Advice on how to deal with AI bots/scrapers?
-
When I worked in the U.S. I was well above $160k.
When you look at leaks you can see $500k or more for principal engineers. Look at valves lawsuit information. https://www.theverge.com/2024/7/13/24197477/valve-employs-few-hundred-people-payroll-redacted
Meta is paying $400k BASE for AI Reserch engineers with stock options on top which in my experience is an additional 300% - 600%. Vesting over 2 to 4 years. This is to H1B workers who traditionally are paid less.
https://h1bdata.info/index.php?em=meta+platforms+inc&job=&city=&year=all+years
ROI does not matter when companies are telling investors that they might be first to AGI. Investors lose their minds over this. At least they will until the AI bubble pops.
I support people resisting if they want by setting up tar pits. But it’s a hobby and isn’t really doing much.
The sheer amount of resources going into this is beyond what people think.
-
you whisky couldn't solve tarpits completely. they may hold up the scrapers for less time, but they will still do that for the amount of the timeout
-
Maybe not with just if statements. But with a heuristic system I bet any site that runs a tar pit will be caught out very quickly.
-
In the Verge article, are you talking about the table the the "presumably" qualifier in the table column headers? If so, not only is it clear they don't know what, exactly, is a attributable to the costs, but also that they mention "gross pay", which is AKA "compensation." When a company refers to compensation, they include all benefits: 401k contributions, the value of health insurance, vacation time, social security, bonuses, and any other benefits. When I was running development organizations, a developer who cost me $180k was probably only taking $90k of that home. The rest of it went to benefits. The rule of thumb was for every dollar of salary negotiated, I had to budget 1.5-2x that amount. The numbers in "Presumably: Gross pay" column are very likely cost-to-company, not take-home pay.
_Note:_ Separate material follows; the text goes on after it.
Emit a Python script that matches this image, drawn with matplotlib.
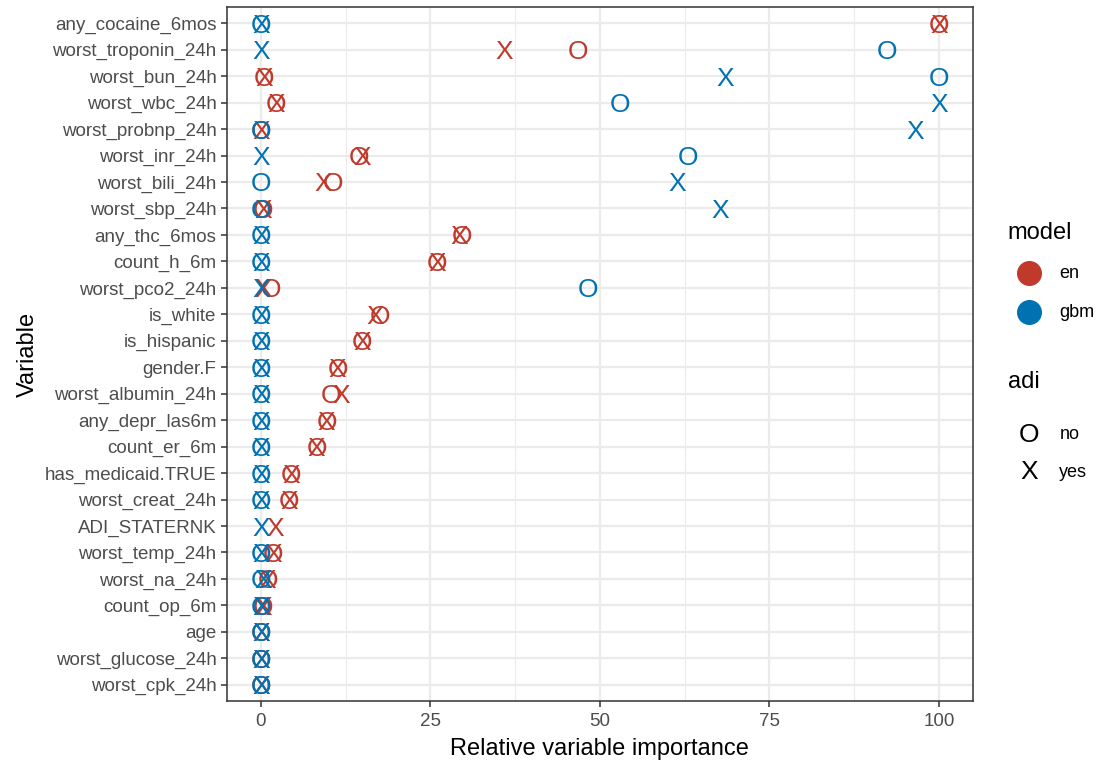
import numpy as np
import matplotlib.pyplot as plt
from matplotlib.lines import Line2D

plt.rcParams['font.family'] = ['Liberation Sans', 'DejaVu Sans']

variables = ['any_cocaine_6mos', 'worst_troponin_24h', 'worst_bun_24h', 'worst_wbc_24h',
             'worst_probnp_24h', 'worst_inr_24h', 'worst_bili_24h', 'worst_sbp_24h',
             'any_thc_6mos', 'count_h_6m', 'worst_pco2_24h', 'is_white', 'is_hispanic',
             'gender.F', 'worst_albumin_24h', 'any_depr_las6m', 'count_er_6m',
             'has_medicaid.TRUE', 'worst_creat_24h', 'ADI_STATERNK', 'worst_temp_24h',
             'worst_na_24h', 'count_op_6m', 'age', 'worst_glucose_24h', 'worst_cpk_24h']

# importance per variable; None = variable not in that model
en_no = [100, 46.7, 0.5, 2.2, 0.0, 14.5, 10.6, 0.3, 29.7, 26.0, 1.5, 17.5, 14.9,
         11.3, 10.3, 9.7, 8.2, 4.4, 4.2, None, 1.8, 1.0, 0.3, 0, 0, 0]
en_yes = [100, 35.9, 0.5, 2.2, 0.1, 15.0, 9.2, 0.3, 29.2, 26.0, 0.4, 16.8, 14.9,
          11.3, 11.8, 9.7, 8.2, 4.4, 4.2, 2.1, 1.8, 1.0, 0.3, 0, 0, 0]
gbm_no = [0, 92.3, 100, 53.0, 0, 63.0, 0, 0, 0, 0, 48.3, 0, 0,
          0, 0, 0, 0, 0, 0, None, 0, 0, 0, 0, 0, 0]
gbm_yes = [0, 0, 68.5, 100, 96.5, 0, 61.4, 67.7, 0, 0, 0, 0, 0,
           0, 0, 0, 0, 0, 0, 0, 0, 0.3, 0, 0, 0, 0]

colors = {'en': '#C0392B', 'gbm': '#0072B2'}
series = [('en', 'O', en_no), ('en', 'X', en_yes), ('gbm', 'O', gbm_no), ('gbm', 'X', gbm_yes)]

fig = plt.figure(figsize=(11, 7.63), dpi=100)
ax = fig.add_axes([0.2064, 0.0817, 0.6779, 0.9087])

ypos = np.arange(len(variables))[::-1]
for model, letter, vals in series:
    for y, v in zip(ypos, vals):
        if v is None:
            continue
        ax.text(v, y, letter, color=colors[model], fontsize=19,
                ha='center', va='center_baseline')

ax.set_xlim(-5, 105)
ax.set_ylim(-0.6, len(variables) - 0.4)
ax.set_xticks([0, 25, 50, 75, 100])
ax.set_xticks([12.5, 37.5, 62.5, 87.5], minor=True)
ax.set_yticks(ypos)
ax.set_yticklabels(variables)
ax.tick_params(axis='y', which='minor', left=False)

ax.grid(True, which='major', color='#EBEBEB', lw=1.6)
ax.grid(True, which='minor', axis='x', color='#EBEBEB', lw=0.8)
ax.set_axisbelow(True)
for s in ax.spines.values():
    s.set_color('#333333')
    s.set_linewidth(1.1)
ax.tick_params(axis='both', which='major', colors='#333333', length=4, width=1.1,
               labelcolor='#4D4D4D', labelsize=13.5)
ax.tick_params(axis='x', which='major', pad=5)
ax.tick_params(axis='x', which='minor', length=0)
ax.set_xlabel('Relative variable importance', fontsize=17, color='black', labelpad=6)
ax.set_ylabel('Variable', fontsize=17, color='black')

# legends
fig.text(0.916, 0.695, 'model', fontsize=17, va='center')
for i, (m, c) in enumerate(colors.items()):
    yy = 0.642 - i * 0.051
    fig.add_artist(Line2D([0.9355], [yy], marker='o', color=c, markersize=17,
                          transform=fig.transFigure))
    fig.text(0.963, yy, m, fontsize=13, va='center')
fig.text(0.916, 0.499, 'adi', fontsize=17, va='center')
for i, (lt, lab) in enumerate([('O', 'no'), ('X', 'yes')]):
    yy = 0.430 - i * 0.049
    fig.text(0.9355, yy, lt, fontsize=19, ha='center', va='center')
    fig.text(0.963, yy, lab, fontsize=13, va='center')

fig.savefig('out.png', dpi=100)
I have some serious questions about the data from "h1bdata.info". It claims one software engineer has a salary of $25,304,885? They've got some pretty outlandish salaries in there; a program manager in NY making $2,400,000? I'm sceptical about the source of the data on that website. The vast number of the salaries for engineers, even in that table, are in the range of $100k - 180k, largely dependent on location, and a far cry from a take-home salary of 500,000€.
-
That would be extremely tedious. There are hundrets of thousands of scrapers out there.
-
If you’re looking to stop them from wasting your traffic, do not use a tarpit. The whole point of it is that it makes the scraper get stuck on your server forever. That means you pay for the traffic the scraper uses, and it will continually rack up those charges until the people running it wise up and ban your server. The question you gotta ask yourself is, who has more money, you or the massive AI corp?
Tarpits are the dumbest bit of anti-AI tech to come out yet.
-
If you had read the OP, they don’t want the scrapers using up all their traffic.
-
It’s government reporting data. If you find a better source I say go for it. But I used that data for salary negotiations in the past successfully.
I’m not talking about take home. I’m talking about total annual compensation including things like RSU payouts etc.
-
This is the most realistic solution. Adding a 0.5/1s PoW to hosted services isn't gonna be a big deal for the end user, but offers a tiny bit of protection against bots, especially if the work factor is variable and escalates.
-
yes i did read OP.
-
I don't quiet understand how this is deployed. Hosting this behind a dedicated subdomain or path kind of defeats the purpose as the bots are still able to access the actual website no problem.
-
It also is practical for bots. It forces people to not abuse resources.
-
There are a lot of crypto which increase workfactor PoW to combat spam. Nano is one of them, so it's a pretty proven technology, too.
-
I'm putting crypto on my website. However, I think it would be feasible to do Argon2.
-
and what happens then? land on a blacklist? for some that's the best outcome
-
You don't have to pay to use it
-
The trick is distinguishing them by behavior and switching what you serve them
-
this might not be what you meant, but the word "tar" made me think of tar.gz. Don't most sites compress the HTTP response body with gzip? What's to stop you from sending a zip bomb over the network?
-
How would I go about doing that? This seems to be the challenging part. You don't want false positives and you also want replayability.
-
The paid plans get you the "premium" blocklists, which includes one specially made to prevent AI scrapers, but a free account will still get you the actual software, the community blocklist, plus up to three "basic"lists.